The army moved before dawn, stumbling along dark roads. At one point, Lyon stopped, checked his watch, and realized the column was behind schedule. A correspondent caught the moment. Lyon muttered, “Why, good God—it is three o’clock—I have made a terrible mistake.” Another observer recalled that Lyon’s face “showed the strain of the hour, but not hesitation.”

 

By the time the sun came up, the mistake didn’t matter. The battle had started.

 

General Nathaniel Lyon
Artillery fire cracked across the hills, and the sound rolled back toward Springfield like thunder. An Iowa paper said it sent “a thrill through every heart like a shock of electricity,” while another said the first gun “announced that the war had come in earnest.”
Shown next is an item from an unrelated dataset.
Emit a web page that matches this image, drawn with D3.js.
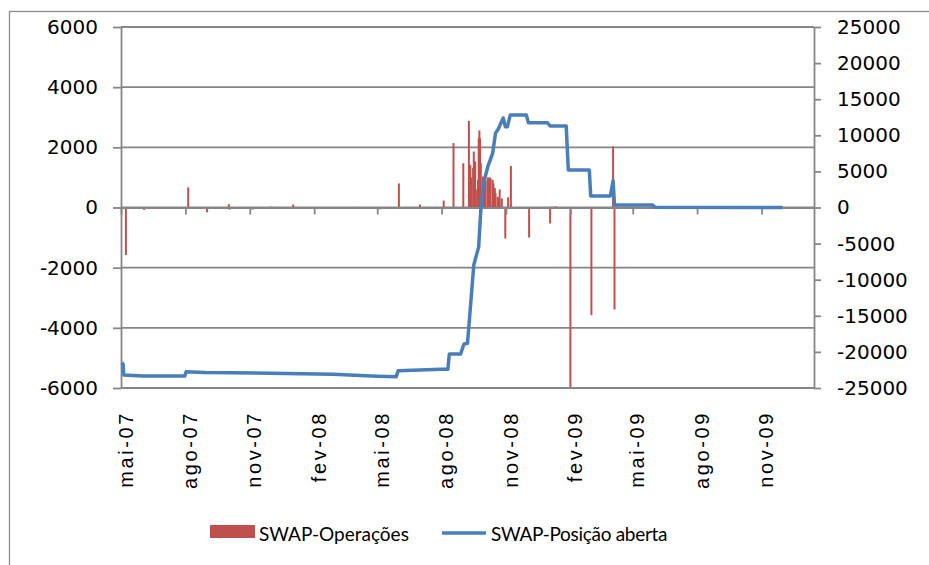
<!DOCTYPE html>
<html lang="pt">
<head>
<meta charset="utf-8">
<title>SWAP</title>
<style>
  body { margin: 0; background: #fff; }
  .axis text { fill: #000; }
  .axis path, .axis line { stroke: #868686; stroke-width: 1.8; }
</style>
</head>
<body>
<div id="graph-div"></div>
<script src="https://d3js.org/d3.v7.min.js"></script>
<script>

// SWAP-Operações (left axis)
var opDates = [
  "2007-05-08", "2007-06-03", "2007-08-05", "2007-09-01", "2007-10-02", "2007-10-03",
  "2007-11-05", "2007-12-02", "2008-01-02", "2008-02-02", "2008-03-03", "2008-04-03",
  "2008-05-05", "2008-06-01", "2008-06-17", "2008-07-01", "2008-08-04", "2008-08-18",
  "2008-09-01", "2008-09-09", "2008-09-10", "2008-09-11", "2008-09-12", "2008-09-15",
  "2008-09-16", "2008-09-17", "2008-09-18", "2008-09-19", "2008-09-22", "2008-09-23",
  "2008-09-24", "2008-09-25", "2008-09-26", "2008-09-29", "2008-09-30", "2008-10-01",
  "2008-10-03", "2008-10-06", "2008-10-07", "2008-10-08", "2008-10-09", "2008-10-10",
  "2008-10-13", "2008-10-14", "2008-10-15", "2008-10-16", "2008-10-17", "2008-10-20",
  "2008-10-21", "2008-10-23", "2008-10-26", "2008-10-31", "2008-11-04", "2008-11-08",
  "2008-12-04", "2009-01-03", "2009-01-06", "2009-01-11", "2009-02-01", "2009-03-03",
  "2009-04-03", "2009-04-05"
];
var opValues = [
  -1580, -80, 670, -160, 110, -70,
  -70, 30, 100, -50, -50, 20,
  -60, 800, -50, 100, 230, 2140,
  1470, 2880, 950, 1420, 1000, 1320,
  1860, 1360, 1530, 600, 920, 2300,
  2560, 2300, 1480, 1030, 920, 860,
  900, 1000, 920, 980, 1000, 970,
  920, 800, 640, 650, 480, 360,
  320, 600, 300, -1030, 340, 1380,
  -1000, -530, 30, 40, -5970, -3580,
  2030, -3390
];

// SWAP-Posição aberta (right axis)
var posDates = [
  "2007-05-02", "2007-05-04", "2007-05-05", "2007-06-01", "2007-07-31", "2007-08-02",
  "2007-08-29", "2007-11-30", "2008-02-28", "2008-05-01", "2008-05-28", "2008-05-31",
  "2008-07-01", "2008-07-30", "2008-08-10", "2008-08-12", "2008-08-28", "2008-09-02",
  "2008-09-07", "2008-09-12", "2008-09-16", "2008-09-23", "2008-09-26", "2008-09-30",
  "2008-10-06", "2008-10-13", "2008-10-17", "2008-10-21", "2008-10-28", "2008-10-31",
  "2008-11-03", "2008-11-07", "2008-11-30", "2008-12-03", "2008-12-30", "2009-01-03",
  "2009-01-26", "2009-01-29", "2009-02-28", "2009-03-02", "2009-03-30", "2009-04-03",
  "2009-04-05", "2009-05-29", "2009-06-02", "2009-12-01"
];
var posValues = [
  -21500, -21700, -23200, -23350, -23350, -22750,
  -22850, -22950, -23100, -23380, -23450, -22600,
  -22500, -22400, -22400, -20300, -20300, -18900,
  -18800, -12800, -7960, -5430, -350, 3390,
  5650, 7540, 10300, 10870, 12400, 11200,
  11200, 12800, 12800, 11750, 11750, 11300,
  11300, 5200, 5200, 1600, 1600, 3700,
  350, 350, 30, 0
];

var tickDates = ["2007-05-01", "2007-08-01", "2007-11-01", "2008-02-01", "2008-05-01", "2008-08-01",
                 "2008-11-01", "2009-02-01", "2009-05-01", "2009-08-01", "2009-11-01"];
var tickLabels = ["mai-07", "ago-07", "nov-07", "fev-08", "mai-08", "ago-08",
                  "nov-08", "fev-09", "mai-09", "ago-09", "nov-09"];
var leftTicks = [-6000, -4000, -2000, 0, 2000, 4000, 6000];
var rightTicks = [-25000, -20000, -15000, -10000, -5000, 0, 5000, 10000, 15000, 20000, 25000];
var seriesNames = ["SWAP-Operações", "SWAP-Posição aberta"];

var parse = d3.timeParse("%Y-%m-%d");
var plain = function(d) { return String(d); };

var margin = {top: 27, right: 115, bottom: 177, left: 121},
    width = 929 - margin.left - margin.right,
    height = 565 - margin.top - margin.bottom;

var root = d3.select("#graph-div")
  .append("svg")
    .attr("width", 929)
    .attr("height", 565);

// outer chart frame
root.append("rect")
    .attr("x", 9.5).attr("y", 11.5)
    .attr("width", 940).attr("height", 600)
    .attr("fill", "none")
    .attr("stroke", "#8c8c8c")
    .attr("stroke-width", 1.3);

var svg = root.append("g")
    .attr("transform", "translate(" + margin.left + "," + margin.top + ")");

var x = d3.scaleTime()
    .domain([parse("2007-05-01"), parse("2010-01-15")])
    .range([0, width]);

var y = d3.scaleLinear().domain([-6000, 6000]).range([height, 0]);
var y2 = d3.scaleLinear().domain([-25000, 25000]).range([height, 0]);

// horizontal gridlines
svg.append("g")
  .selectAll("line")
  .data(leftTicks)
  .enter()
  .append("line")
    .attr("x1", 0)
    .attr("x2", width)
    .attr("y1", function(d) { return y(d); })
    .attr("y2", function(d) { return y(d); })
    .attr("stroke", "#868686")
    .attr("stroke-width", 1.8);

// bars
var ops = opDates.map(function(d, i) { return {date: parse(d), value: opValues[i]}; });
svg.append("g")
  .selectAll("rect")
  .data(ops)
  .enter()
  .append("rect")
    .attr("x", function(d) { return x(d.date) - 1; })
    .attr("width", 2)
    .attr("y", function(d) { return Math.min(y(d.value), y(0)); })
    .attr("height", function(d) { return Math.abs(y(d.value) - y(0)); })
    .attr("fill", "#C0504D");

// axes
svg.append("g")
    .attr("class", "axis")
    .call(d3.axisLeft(y).tickValues(leftTicks).tickFormat(plain)
      .tickSize(8).tickPadding(15).tickSizeOuter(0))
    .selectAll("text")
      .style("font-family", "DejaVu Sans")
      .style("font-size", "20px");

svg.append("g")
    .attr("class", "axis")
    .attr("transform", "translate(" + width + ",0)")
    .call(d3.axisRight(y2).tickValues(rightTicks).tickFormat(plain)
      .tickSize(7).tickPadding(16).tickSizeOuter(0))
    .selectAll("text")
      .style("font-family", "DejaVu Sans")
      .style("font-size", "20px");

var tDates = tickDates.map(parse);

svg.append("g")
    .attr("class", "axis")
    .attr("transform", "translate(0," + y(0) + ")")
    .call(d3.axisBottom(x).tickValues(tDates).tickSize(7).tickSizeOuter(0).tickFormat(""));

var xl = svg.append("g")
    .attr("class", "axis")
    .attr("transform", "translate(0," + height + ")")
    .call(d3.axisBottom(x).tickValues(tDates).tickSize(0)
      .tickFormat(function(d, i) { return tickLabels[i]; }));
xl.select(".domain").remove();
xl.selectAll("text")
    .attr("transform", "rotate(-90)")
    .attr("text-anchor", "end")
    .attr("x", -23)
    .attr("y", 4)
    .attr("dy", "0.35em")
    .style("font-family", "Liberation Sans")
    .style("font-size", "20px")
    .style("letter-spacing", "2.6px");

// position line
var pos = posDates.map(function(d, i) { return {date: parse(d), value: posValues[i]}; });
svg.append("path")
    .datum(pos)
    .attr("fill", "none")
    .attr("stroke", "#4A7EBB")
    .attr("stroke-width", 3.5)
    .attr("stroke-linejoin", "round")
    .attr("d", d3.line()
      .x(function(d) { return x(d.date); })
      .y(function(d) { return y2(d.value); }));

// legend
var legend = root.append("g").style("font-family", "Lato").style("font-size", "19px");
legend.append("rect")
    .attr("x", 210).attr("y", 525)
    .attr("width", 45).attr("height", 13)
    .attr("fill", "#C0504D");
legend.append("text").attr("x", 259).attr("y", 541).text(seriesNames[0]);
legend.append("line")
    .attr("x1", 442).attr("x2", 486)
    .attr("y1", 533).attr("y2", 533)
    .attr("stroke", "#4A7EBB")
    .attr("stroke-width", 3.5);
legend.append("text").attr("x", 491).attr("y", 541)
    .style("letter-spacing", "-0.3px").text(seriesNames[1]);

</script>
</body>
</html>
 The First Iowa was pushed toward high ground near the center of the Union line, a rough ridge that would soon earn the name Bloody Hill. At first they were held in reserve, close enough to hear the fighting clearly, close enough to see wounded men being carried back toward nearby springs. A correspondent described the scene as “a stream of bleeding men flowing steadily to the rear.”

 

That didn’t last.

 

As Confederate attacks came in waves, the Union lines bent and re-formed. Units were shifted, pulled back, shoved forward again. The First Iowa was fed into the fight where the pressure was worst. An observer said regiments were “thrown into action as fast as they could be brought up.”

 

Merritt stayed with the men, walking the line, shouting encouragement. A reporter said he kept repeating the same simple command: “Up and at ’em, boys!” Major Porter did the same, moving through smoke and brush, steady where others were rattled. An Iowa paper later said Porter was “cool and self-possessed amid the storm.”

 

The firing was constant. Musket smoke hung low. Men fired until barrels burned their hands. One Iowa soldier said the noise “never stopped long enough to breathe.” It was “one long roar of musketry and cannon.” Another said his ears rang “as though struck by hammers.”

 

Confederate troops surged up the slopes again and again, sometimes breaking through, sometimes falling back. The Union line bent but didn’t snap. Iowa men fired from behind rocks and scrub trees, loading and shooting as fast as they could work. A correspondent wrote that the fighting was “close, deadly, and without pause.”

 

The fight dragged on. Men fell. Officers went down. Command shifted on the fly. At one point, word spread that General Lyon had been killed. It was true. Shot while trying to rally his troops, he died close to where the First Iowa was fighting. One soldier remembered seeing Lyon ride forward “as calm as if on parade.”

 

The news hit hard, but there was no time to dwell on it. The enemy was still coming. As one Iowa paper put it, “There was no room for grief while the battle yet raged.”

 

An Iowa newspaper later said the men “stood to their work with a firmness that would not yield,” even as ammunition ran low and casualties climbed. Another said the regiment “behaved with a steadiness surprising in troops so newly raised,” adding that they fought “like veterans.”

 

Captain Herron’s company took heavy fire. Herron himself was everywhere—pointing, shouting, pushing men forward when instinct said flatten out. An observer said he seemed “utterly reckless of danger,” while another wrote that he “inspired confidence by his own example.”

 

By midday, the Union position was hanging on by stubbornness alone. Confederate commanders believed they had the advantage. Price said his men pressed the fight “with confidence” and believed the Union line near breaking.

 

That confidence didn’t break the Iowa line.

 

Eventually, with the men exhausted and ammunition nearly gone, the Union command made the call to withdraw. The retreat wasn’t a rout. It was slow, bitter, and organized under fire. An Iowa correspondent said that the men fell back “in good order, bringing off their wounded.”

 

The First Iowa pulled back with the rest of Lyon’s army, carrying wounded, dragging guns, refusing to collapse. When it was over, the ridge was littered with the dead from both sides. One newspaper described the ground as “strewn with the evidences of a terrible struggle.”

 

Wilson’s Creek wasn’t a Union victory. The field belonged to the Confederates, but it wasn’t a Confederate triumph either. The Union army wasn’t destroyed. Missouri didn’t fall. As one Iowa editor noted, “The enemy held the ground, but not the advantage.”

 

The First Iowa Infantry took some of the heaviest losses in the battle. For a ninety-day regiment, it was a brutal introduction to war. Back home, Iowa newspapers printed casualty lists alongside editorials that mixed pride with dread.

 

One paper warned readers that the details would bring “both pride and deadly sorrow to our State.”

 

They were right. The regiment’s service technically ended days later when its enlistment expired. The men went home changed. Some reenlisted immediately. Others carried wounds for life. Officers like Herron would return to the war hardened and ambitious, their lessons learned early and at a high price. One editor wrote that Wilson’s Creek had “made soldiers of boys.”

 

Wilson’s Creek taught Iowa what the Civil War was really going to be. Not parades, speeches, or quick victories. It was confusion, noise, fear, and long hours under fire, holding ground when you didn’t know what was happening, and standing fast because running would make things worse.

 

Iowa had sent one regiment to Wilson’s Creek. It came back with a reputation.